TodaysVerse.net
But we believe that through the grace of the Lord Jesus Christ we shall be saved, even as they.
King James Version

Meaning

The Jerusalem Council, recorded in Acts 15, was one of the most consequential debates in the early Christian church. A group of Jewish Christians had been insisting that Gentile converts — meaning non-Jewish people who believed in Jesus — needed to be circumcised and follow the full Law of Moses in order to be truly saved. Peter, one of Jesus' twelve closest disciples and a primary leader of the early church, stood up and pushed back hard. His argument was straightforward: even the Jewish people, who had lived under the Law for centuries, could not bear that burden perfectly. So why place it on Gentile believers? Salvation, Peter insisted, comes through the grace of Jesus alone — unearned, undeserved favor freely given — and that grace is exactly the same for everyone, regardless of background.

Prayer

Jesus, I confess that I sometimes treat your grace as something people need to qualify for — including myself. Thank you that your answer to our striving is not try harder but it is finished. Help me receive what you have freely given, and give it away just as freely to everyone around me. Amen.

Reflection

Peter starts with the word no — which is not how most church meetings are expected to begin, but perhaps how more of them should.
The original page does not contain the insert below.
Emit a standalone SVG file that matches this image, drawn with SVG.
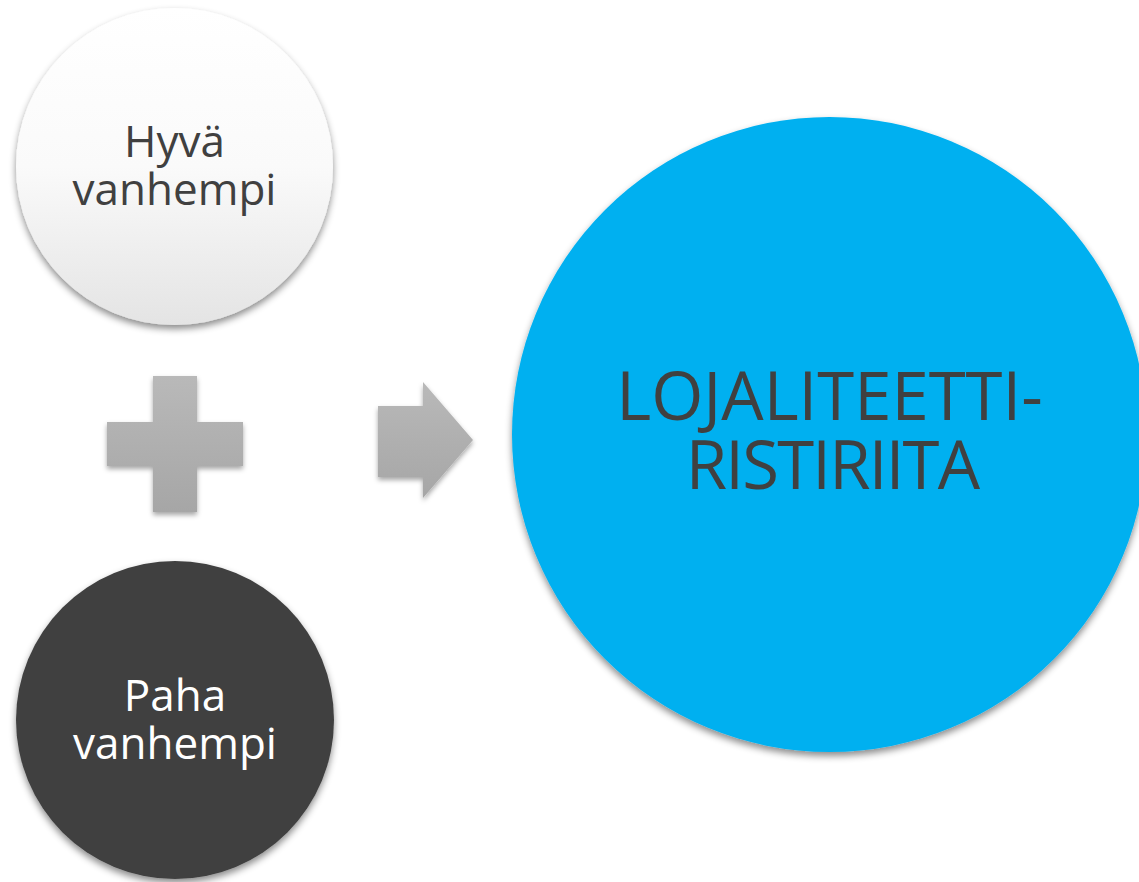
<svg xmlns="http://www.w3.org/2000/svg" width="1139" height="882" viewBox="0 0 1139 882">
  <defs>
    <linearGradient id="whiteGrad" x1="0" y1="0" x2="0" y2="1">
      <stop offset="0" stop-color="#ffffff"/>
      <stop offset="0.5" stop-color="#fafafa"/>
      <stop offset="1" stop-color="#e4e4e4"/>
    </linearGradient>
    <linearGradient id="grayGrad" x1="0" y1="0" x2="0" y2="1">
      <stop offset="0" stop-color="#b9b9b9"/>
      <stop offset="1" stop-color="#a6a6a6"/>
    </linearGradient>
    <filter id="shadow" x="-10%" y="-10%" width="120%" height="125%">
      <feDropShadow dx="0" dy="4" stdDeviation="3.5" flood-color="#000000" flood-opacity="0.45"/>
    </filter>
    <filter id="shadowSmall" x="-15%" y="-15%" width="130%" height="135%">
      <feDropShadow dx="0" dy="3" stdDeviation="2.5" flood-color="#000000" flood-opacity="0.35"/>
    </filter>
  </defs>
  <style>
    .lbl { font-family: "Open Sans", "DejaVu Sans", sans-serif; text-anchor: middle; }
    .small { font-size: 44px; }
    .big { font-size: 67px; fill: #404040; }
    .dark { fill: #404040; }
    .light { fill: #ffffff; }
    .sym { fill: url(#grayGrad); filter: url(#shadowSmall); }
  </style>
  <rect x="0" y="0" width="1139" height="882" fill="#ffffff"/>

  <g id="node-hyva">
    <circle cx="174.5" cy="166.5" r="158.5" fill="url(#whiteGrad)" filter="url(#shadow)"/>
    <text class="lbl small dark"><tspan x="174.5" y="157">Hyvä</tspan><tspan x="174.5" y="205">vanhempi</tspan></text>
  </g>

  <g id="node-plus">
    <path class="sym" d="M153,376 H197 V422 H243 V466 H197 V512 H153 V466 H107 V422 H153 Z"/>
  </g>

  <g id="node-paha">
    <circle cx="175" cy="720" r="159" fill="#404040" filter="url(#shadow)"/>
    <text class="lbl small light"><tspan x="175" y="711">Paha</tspan><tspan x="175" y="759">vanhempi</tspan></text>
  </g>

  <g id="connectors">
    <path class="sym" d="M378,406 H423 V382 L473,440 L423,498 V477 H378 Z"/>
  </g>

  <g id="node-lojaliteetti">
    <circle cx="829.5" cy="434.5" r="317.5" fill="#00b0f0" filter="url(#shadow)"/>
    <text class="lbl big"><tspan x="829.5" y="420">LOJALITEETTI-</tspan><tspan x="832" y="489" letter-spacing="-1.8">RISTIRIITA</tspan></text>
  </g>
</svg>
He is responding to something that sounds reasonable on the surface: should there not be requirements? Should people not have to meet some standard before they are truly in? And Peter essentially says: we tried that system. We had the entire Law, the full religious apparatus, generations of effort — and none of us could carry it. So why are we building a door that no one, not even us, has ever been able to walk through? There is no softening in his words. He is drawing a hard line around something he will not negotiate. Here is what makes grace uncomfortable: it levels the playing field in a way that can feel almost offensive if you have worked hard for your faith. The same grace for someone who has followed God their entire life and for the person who found their way in last week. But that is exactly Peter's point. The grace that saved him — a man who denied knowing Jesus three times, out loud, in the dark, when it mattered most — is the same grace available to everyone standing in that room, and to you. No prerequisites. No tiered access. No quiet asterisk at the bottom. What conditions have you been adding to something Jesus already declared free?

Discussion Questions

1

Peter had personally walked with Jesus, denied him, been restored by him, and seen him after the resurrection. What do you think gave him the conviction to stand up in that room and declare grace so bluntly, with so little hedging?

2

Are there ways you have been quietly trying to earn your standing with God rather than simply receiving what has already been given? What does that striving actually feel like in your daily life?

3

Why do you think churches and individual believers tend to drift toward adding conditions to grace, even when they have genuinely good intentions? What need does adding those conditions serve?

4

Peter argues that Jewish and Gentile believers are saved in exactly the same way — equally, through grace alone. How does that radical equality shape the way you relate to Christians whose tradition, background, or expression of faith looks very different from yours?

5

Is there someone in your life you have been treating as if they need to clear a bar before they deserve the grace you have received? What might it look like to extend that grace more freely this week?